Uma geração pouco crítica

Revista Bien`art - nº 18, Abril de 2006

Juliana Monachesi

Aracy Amaral, curadora – geral da exposição Rumos Artes Visuais 2005 – 2006 – Paradoxos Brasil, está convencida de que a nova geração de artistas, selecionada pelo projeto de mapeamento nacional da produção emergente, não lê jornal. As obras, em sua maioria, acredita, são pouco críticas. “Parece que eles não sabem que está havendo uma guerra no Iraque, que existe uma crise no governo, que a Europa está tomada pela segregação étnica e social. Parece que estão vivendo fora da realidade”, suspeita a curadora.

A política só não está completamente ausente dos trabalhos desta nova geração, segundo Aracy, porque muitos dos artistas selecionados utilizam materiais precários, de descarte, na construção de suas obras. “Todos parecem colher sua inspiração nas bordas da sociedade capitalista, construindo a partir dos restos e do lixo dessa sociedade. A periferia hoje é a cidade e nós, da ´cidade`. É que vivemos num gueto”.

Quase um terço dos 78 artistas ou grupos selecionados trabalha com sucata tecnológica, refugos industriais ou lixo midiático. A utilização desse tipo de material é uma maneira de se referir à miséria às mazelas nacionais e, portanto, politizar as propostas artísticas apresentadas.

Marcone Moreira, por exemplo, reorganiza como “pintura” restos de madeira de construção. Giuliano Montijo exibe três de suas máquinas de pinball feitas com sucata. Sérgio Bonilha criou dentro da exposição um pequeno centro cultural, com vídeos e livros que podem ser consultados, e um mobiliário que ele mesmo fez a partir de madeira reciclada. Evandro Prado constrói um precário oratório de madeira preenchido com referências à sociedade de consumo a la Nelson Leirner. Sebastião Marcos enfaixa seu conjunto escultórico com borracha reutilizada, material que se esparrama também pelo entorno da peça. Hugo Houayek cria pinturas a partir de lona laranja. Fabrício Carvalho realiza esculturas com dejetos de construções. A casa ambulante de Gaio, um abrigo para se rutilizado em espaços públicos, também é feita de refugos urbanos. Esses trabalhos, somados aos vídeos, que reciclam lixo televisivo, e às obras que reutilizam outros elementos prosaicos de osso cotidiano, elevam para 25 o número de artistas operando nessa “tendência”.

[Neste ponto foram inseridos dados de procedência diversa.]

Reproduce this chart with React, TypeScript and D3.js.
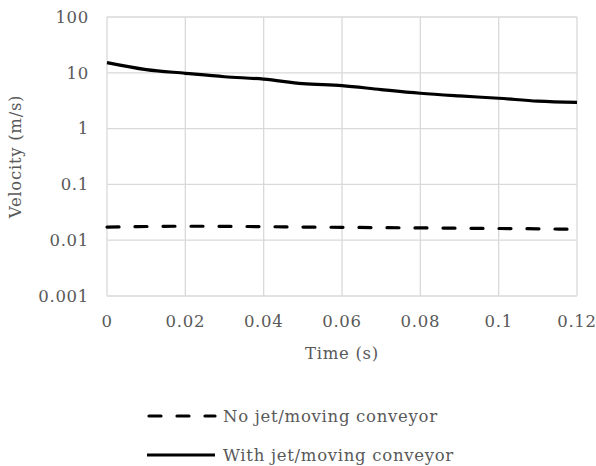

Considerando a representatividade do projeto Rumos, cabe perguntar o que significa esta predominância no Brasil de obras que ultimamente vêm sendo reunidas sob o guarda-chuva conceitual da “estética da gambiarra”?

A curadora geral questiona: “Seria uma circunstância necessária com que os artistas brasileiros se deparam para produzir, ou trabalhar com descarte tornou-se um maneirismo?” A exposição não trás respostas afirma Aracy Amaral. Ela reúne as indagações que permearam a pesquisa e as contradições que marcam a arte contemporânea brasileira, dó o subtítulo da mostra “Paradoxos Brasil”.

“Entrei no projeto interessada em saber o que estava acontecendo agora. Percebi que, no Brasil, convivem vários tempos e que ele é uma espécie de arquipélogo de ilhas que pouco se comunicam” Outra constatação: “A arte sofreu um processo de desmanche e contaminação por outros campos – o vídeo, a literatura, a arquitetura, o design – e hoje é um terreno movediço.”

Entre pessimismo e o fascínio, a crítica e historiadora da arte, autora de estudos seminais sobre a arte moderna brasileira, faz um balanço final do projeto: “Desalento? Sim, um pouco. Mas existem grandes talentos aí”.